Show all lines that include the string "with"; copy each one.

*DATA SUPPLIED*.
Start

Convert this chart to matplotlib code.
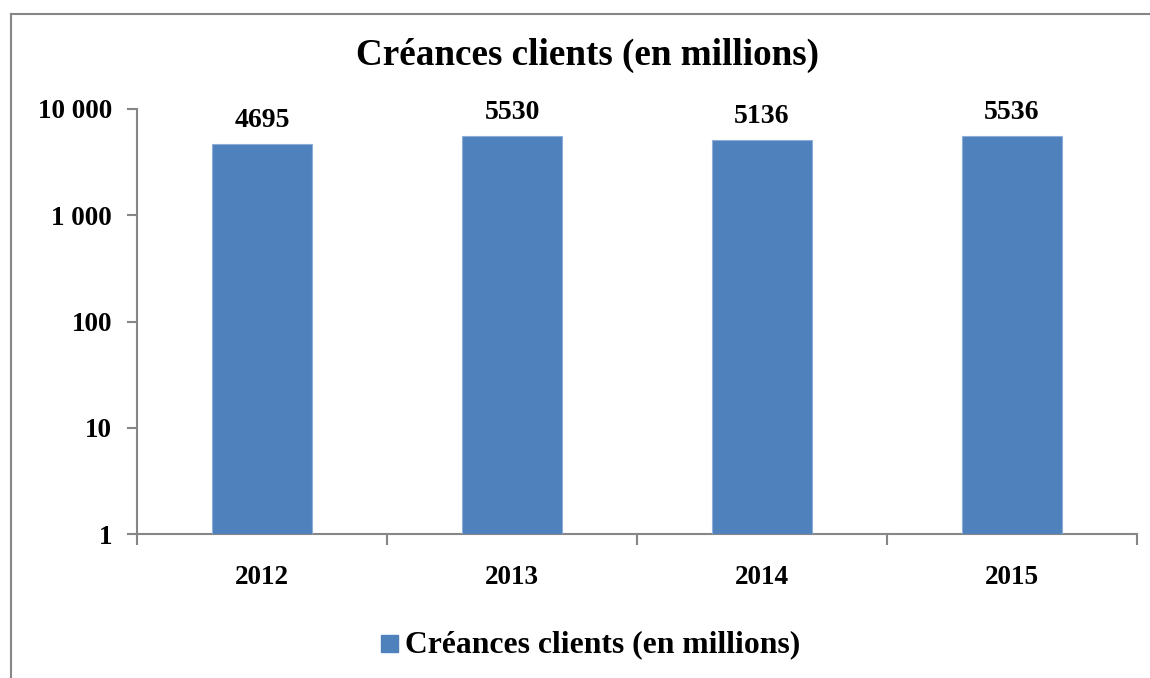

End
Start

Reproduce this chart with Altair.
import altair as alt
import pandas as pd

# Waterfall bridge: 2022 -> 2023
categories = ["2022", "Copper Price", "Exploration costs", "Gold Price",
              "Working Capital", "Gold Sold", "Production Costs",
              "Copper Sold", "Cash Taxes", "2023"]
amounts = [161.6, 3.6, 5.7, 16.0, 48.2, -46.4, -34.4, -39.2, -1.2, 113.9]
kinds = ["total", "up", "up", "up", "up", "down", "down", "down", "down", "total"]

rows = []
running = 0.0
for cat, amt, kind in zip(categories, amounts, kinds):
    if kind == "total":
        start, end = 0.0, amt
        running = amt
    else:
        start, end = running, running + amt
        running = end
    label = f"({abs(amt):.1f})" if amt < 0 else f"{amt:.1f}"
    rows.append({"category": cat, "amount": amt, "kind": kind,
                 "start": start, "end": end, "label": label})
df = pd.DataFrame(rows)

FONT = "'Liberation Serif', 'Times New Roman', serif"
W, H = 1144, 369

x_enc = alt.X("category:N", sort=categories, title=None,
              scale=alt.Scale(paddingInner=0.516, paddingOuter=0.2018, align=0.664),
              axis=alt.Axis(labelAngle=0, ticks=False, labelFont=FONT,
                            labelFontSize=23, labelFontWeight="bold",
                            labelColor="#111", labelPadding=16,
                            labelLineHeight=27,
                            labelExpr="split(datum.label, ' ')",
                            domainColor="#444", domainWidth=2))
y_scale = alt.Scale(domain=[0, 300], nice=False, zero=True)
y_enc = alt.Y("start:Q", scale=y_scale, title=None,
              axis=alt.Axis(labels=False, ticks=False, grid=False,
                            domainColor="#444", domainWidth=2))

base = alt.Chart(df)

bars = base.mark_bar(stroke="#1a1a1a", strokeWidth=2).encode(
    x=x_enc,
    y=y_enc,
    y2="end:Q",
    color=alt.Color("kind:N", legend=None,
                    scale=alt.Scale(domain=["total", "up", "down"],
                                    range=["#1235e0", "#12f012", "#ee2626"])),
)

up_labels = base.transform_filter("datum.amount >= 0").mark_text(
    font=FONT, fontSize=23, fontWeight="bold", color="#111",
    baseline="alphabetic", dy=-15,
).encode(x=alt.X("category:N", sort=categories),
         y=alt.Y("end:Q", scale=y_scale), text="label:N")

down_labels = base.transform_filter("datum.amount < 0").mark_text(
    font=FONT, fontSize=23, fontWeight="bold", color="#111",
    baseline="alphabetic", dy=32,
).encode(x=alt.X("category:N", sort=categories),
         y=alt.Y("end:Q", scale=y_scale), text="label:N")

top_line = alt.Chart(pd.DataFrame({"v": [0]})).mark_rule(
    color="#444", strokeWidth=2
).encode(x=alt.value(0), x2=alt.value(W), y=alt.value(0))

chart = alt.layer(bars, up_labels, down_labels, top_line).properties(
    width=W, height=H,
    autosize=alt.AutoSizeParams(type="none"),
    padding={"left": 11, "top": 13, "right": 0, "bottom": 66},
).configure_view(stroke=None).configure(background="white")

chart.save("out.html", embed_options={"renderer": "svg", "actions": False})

End
Start

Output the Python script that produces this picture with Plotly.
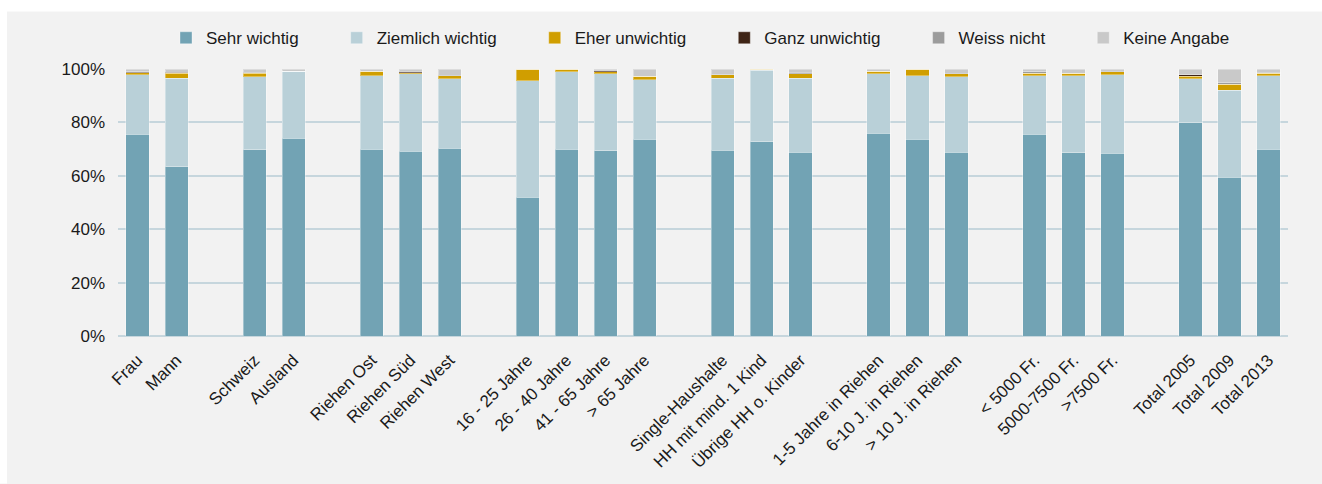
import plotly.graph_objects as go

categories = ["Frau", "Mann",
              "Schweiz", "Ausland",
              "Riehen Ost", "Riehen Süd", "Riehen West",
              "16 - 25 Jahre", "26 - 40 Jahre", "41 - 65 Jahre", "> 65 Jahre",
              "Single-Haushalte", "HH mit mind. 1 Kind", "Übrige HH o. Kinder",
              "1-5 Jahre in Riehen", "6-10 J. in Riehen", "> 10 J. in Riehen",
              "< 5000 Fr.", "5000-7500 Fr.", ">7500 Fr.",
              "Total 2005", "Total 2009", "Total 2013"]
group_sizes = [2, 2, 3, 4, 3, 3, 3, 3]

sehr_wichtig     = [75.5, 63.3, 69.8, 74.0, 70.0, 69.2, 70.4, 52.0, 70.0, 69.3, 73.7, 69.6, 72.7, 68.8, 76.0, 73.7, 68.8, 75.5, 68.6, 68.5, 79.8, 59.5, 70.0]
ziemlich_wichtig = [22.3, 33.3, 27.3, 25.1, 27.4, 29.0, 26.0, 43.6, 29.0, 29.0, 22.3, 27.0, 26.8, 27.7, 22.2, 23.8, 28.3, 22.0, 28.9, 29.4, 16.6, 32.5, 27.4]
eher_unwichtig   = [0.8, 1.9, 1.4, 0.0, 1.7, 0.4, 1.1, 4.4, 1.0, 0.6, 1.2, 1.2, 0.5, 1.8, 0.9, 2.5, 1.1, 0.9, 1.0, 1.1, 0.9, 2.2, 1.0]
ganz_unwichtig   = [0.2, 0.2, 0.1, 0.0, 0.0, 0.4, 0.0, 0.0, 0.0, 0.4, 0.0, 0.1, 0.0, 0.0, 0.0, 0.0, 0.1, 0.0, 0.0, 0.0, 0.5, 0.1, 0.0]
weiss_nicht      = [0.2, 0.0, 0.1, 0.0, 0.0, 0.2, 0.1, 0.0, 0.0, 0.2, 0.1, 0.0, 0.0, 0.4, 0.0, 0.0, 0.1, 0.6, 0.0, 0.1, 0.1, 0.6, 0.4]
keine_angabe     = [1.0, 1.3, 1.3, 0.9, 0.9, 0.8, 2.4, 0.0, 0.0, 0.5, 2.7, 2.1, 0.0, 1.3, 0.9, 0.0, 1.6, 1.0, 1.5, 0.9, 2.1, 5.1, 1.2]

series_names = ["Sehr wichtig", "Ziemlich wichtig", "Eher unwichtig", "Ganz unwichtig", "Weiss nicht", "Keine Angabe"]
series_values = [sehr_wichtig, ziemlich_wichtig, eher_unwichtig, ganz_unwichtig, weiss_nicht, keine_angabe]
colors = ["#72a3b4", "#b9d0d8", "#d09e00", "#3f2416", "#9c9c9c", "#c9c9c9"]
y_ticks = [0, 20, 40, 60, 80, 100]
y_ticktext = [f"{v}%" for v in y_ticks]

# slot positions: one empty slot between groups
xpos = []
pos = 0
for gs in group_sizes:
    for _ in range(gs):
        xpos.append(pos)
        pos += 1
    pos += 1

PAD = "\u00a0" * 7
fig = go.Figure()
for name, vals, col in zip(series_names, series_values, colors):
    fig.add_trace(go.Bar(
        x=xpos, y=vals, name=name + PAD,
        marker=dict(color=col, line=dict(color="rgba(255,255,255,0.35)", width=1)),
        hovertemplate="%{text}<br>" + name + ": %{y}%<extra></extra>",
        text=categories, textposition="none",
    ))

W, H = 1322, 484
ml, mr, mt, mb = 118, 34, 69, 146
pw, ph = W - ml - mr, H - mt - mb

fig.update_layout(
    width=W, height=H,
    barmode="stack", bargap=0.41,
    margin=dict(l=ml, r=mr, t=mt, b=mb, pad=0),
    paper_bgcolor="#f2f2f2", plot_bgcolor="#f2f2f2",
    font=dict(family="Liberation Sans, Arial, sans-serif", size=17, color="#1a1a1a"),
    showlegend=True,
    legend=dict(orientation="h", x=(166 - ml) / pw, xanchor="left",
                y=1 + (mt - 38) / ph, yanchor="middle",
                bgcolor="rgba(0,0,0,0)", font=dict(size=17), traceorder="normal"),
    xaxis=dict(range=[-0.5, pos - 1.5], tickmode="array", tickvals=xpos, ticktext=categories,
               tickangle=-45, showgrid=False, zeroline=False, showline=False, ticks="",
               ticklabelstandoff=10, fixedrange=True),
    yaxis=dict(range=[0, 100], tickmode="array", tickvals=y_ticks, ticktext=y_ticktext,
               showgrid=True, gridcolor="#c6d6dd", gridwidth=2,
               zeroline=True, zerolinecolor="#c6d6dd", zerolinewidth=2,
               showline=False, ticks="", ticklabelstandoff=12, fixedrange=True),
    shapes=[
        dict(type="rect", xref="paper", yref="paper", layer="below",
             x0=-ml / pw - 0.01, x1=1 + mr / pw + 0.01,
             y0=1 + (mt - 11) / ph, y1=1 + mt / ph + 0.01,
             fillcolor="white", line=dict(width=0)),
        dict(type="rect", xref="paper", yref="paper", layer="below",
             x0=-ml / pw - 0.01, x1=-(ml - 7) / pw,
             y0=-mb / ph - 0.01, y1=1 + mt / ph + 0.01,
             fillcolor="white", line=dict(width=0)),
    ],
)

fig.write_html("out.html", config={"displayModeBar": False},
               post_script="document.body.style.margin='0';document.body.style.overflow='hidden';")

End

*REPLY*.
Reproduce this chart with Altair.
Output the Python script that produces this picture with Plotly.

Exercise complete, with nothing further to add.